"God must get awfully tired of hearing the same thing over and over again, and in His all-embracing wisdom could certainly embrace a dissonance -- might even enjoy one now and again."
Charles Ives and His World
(J. Peter Burkholder, editor
)
This volume shows Charles Ives in the context of his world in a number of revealing ways. Five new essays examine Ives's relationships to European music and to American music, politics, business, and landscape. J. Peter Burkholder shows Ives as a composer well versed in four distinctive musical traditions who blended them in his mature music. Leon Botstein explores the paradox of how, in the works of Ives and Mahler, musical modernism emerges from profoundly antimodern sensibilities. David Michael Hertz reveals unsuspected parallels between one of Ives's most famous pieces, the Concord Piano Sonata, and the piano sonatas of Liszt and Scriabin. Michael Broyles sheds new light on Ives's political orientation and on his career in the insurance business, and Mark Tucker shows the importance for Ives of his vacations in the Adirondacks and the representation of that landscape in his music.
The remainder of the book presents documents that illuminate Ives's personal life. A selection of some sixty letters to and from Ives and his family, edited and annotated by Tom C. Owens, is the first substantial collection of Ives correspondence to be published.
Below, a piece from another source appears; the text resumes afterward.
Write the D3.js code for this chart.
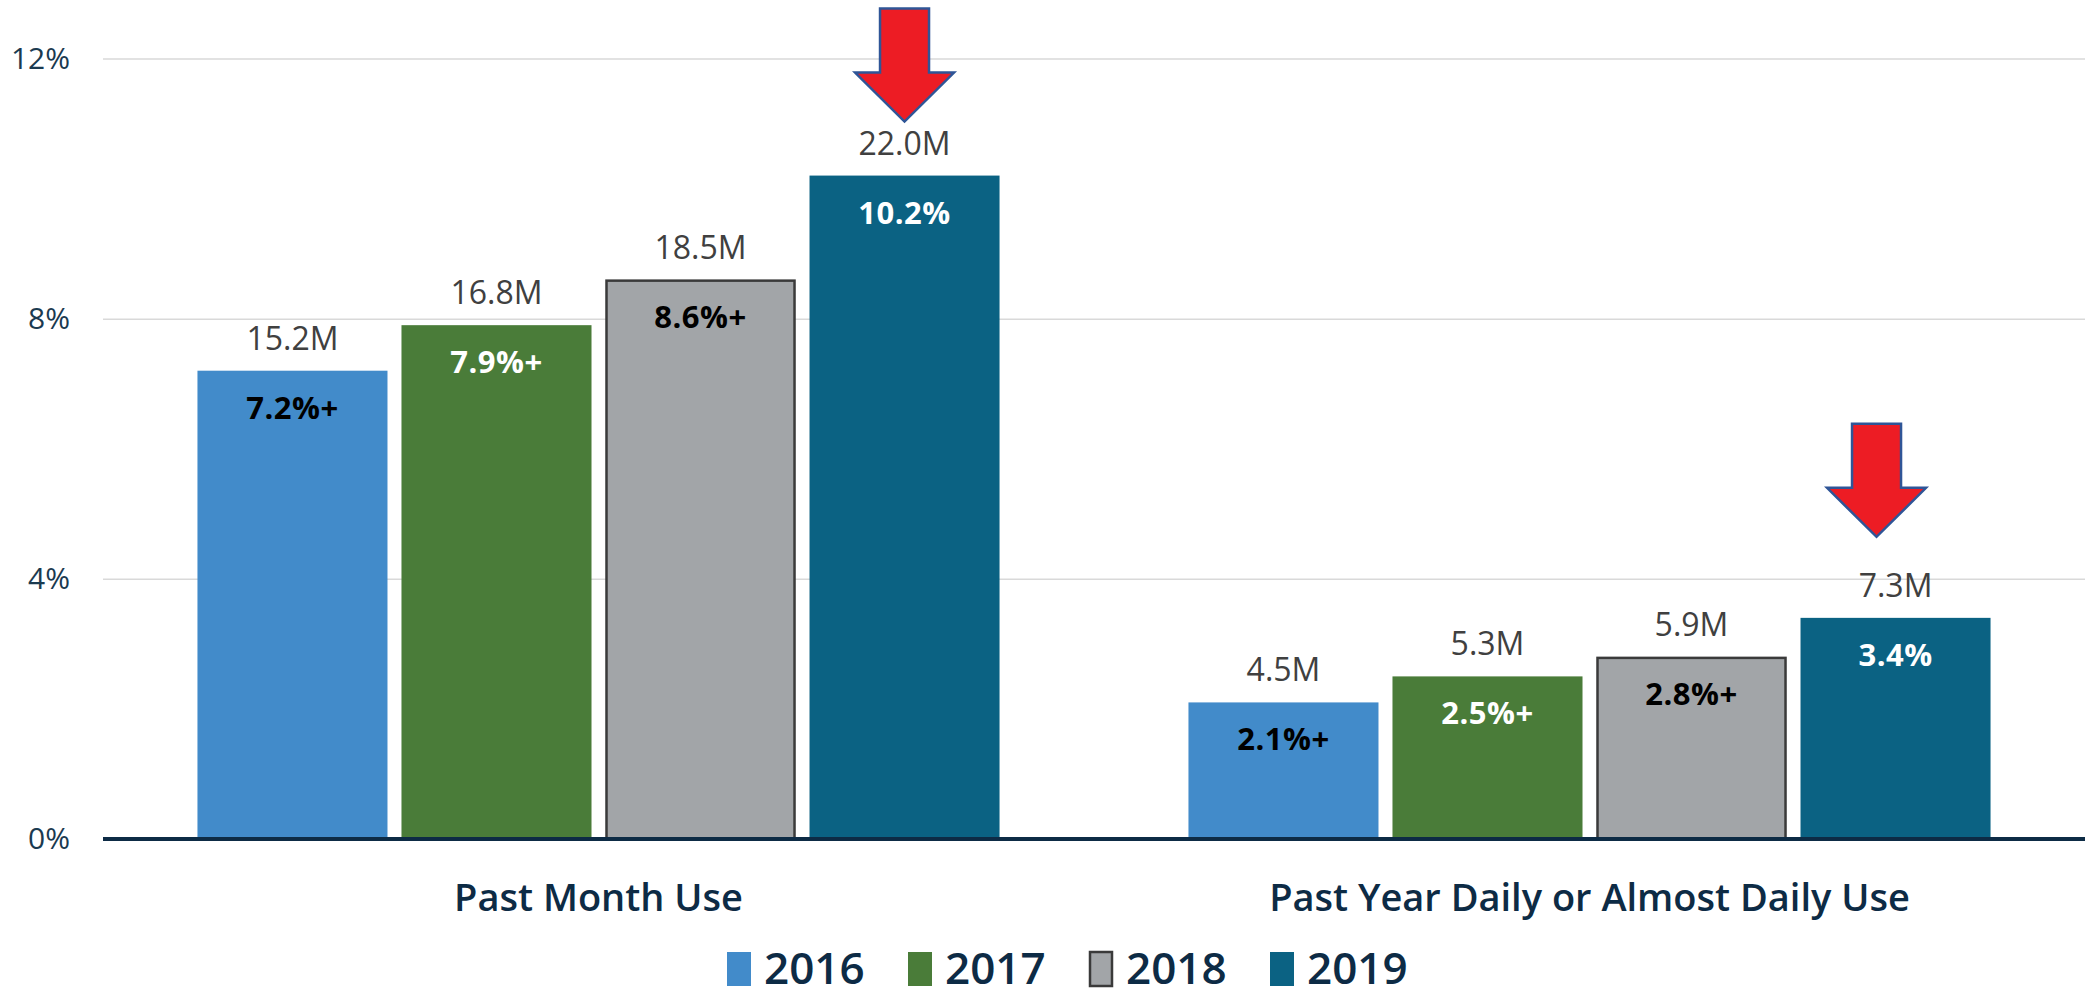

Two sections of reviews and longer profiles published during his lifetime highlight the important stages in the reception of Ives's music, from his early works through the premieres of his most important compositions to his elevation as an almost mythic figure with a reputation among some critics as America's greatest composer.
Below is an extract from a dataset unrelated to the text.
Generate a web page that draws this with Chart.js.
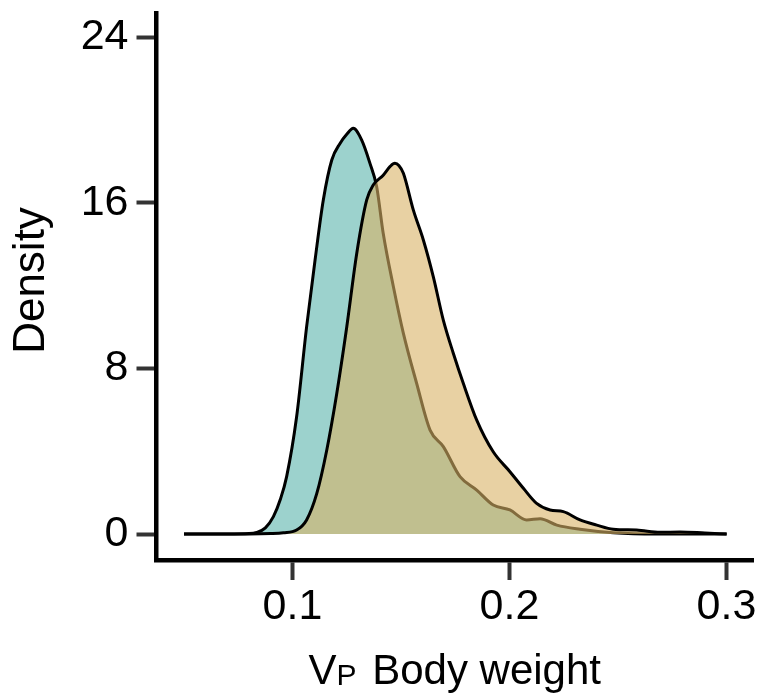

Charles Ives and the Classical Tradition
(Geoffrey Block and J. Peter Burkholder, editors)
Although Charles Ives has long been viewed as the quintessential American composer, he was also closely linked to the European classical tradition, say the Ives scholars in this book. Contributors explore the influences on Ives of his musical predecessors and the parallels between Ives and his European contemporaries, revealing him as culturally unique and yet reliant on the classical tradition for aesthetic philosophy and musical techniques.
The Music of Charles Ives
(Philip Lambert)
With this innovative analysis of the music of Charles Ives, Philip Lambert fills a significant gap in the literature on one of America`s most important composers. Lambert portrays Ives as a composer of great diversity and complexity who nevertheless held to a single artistic vision.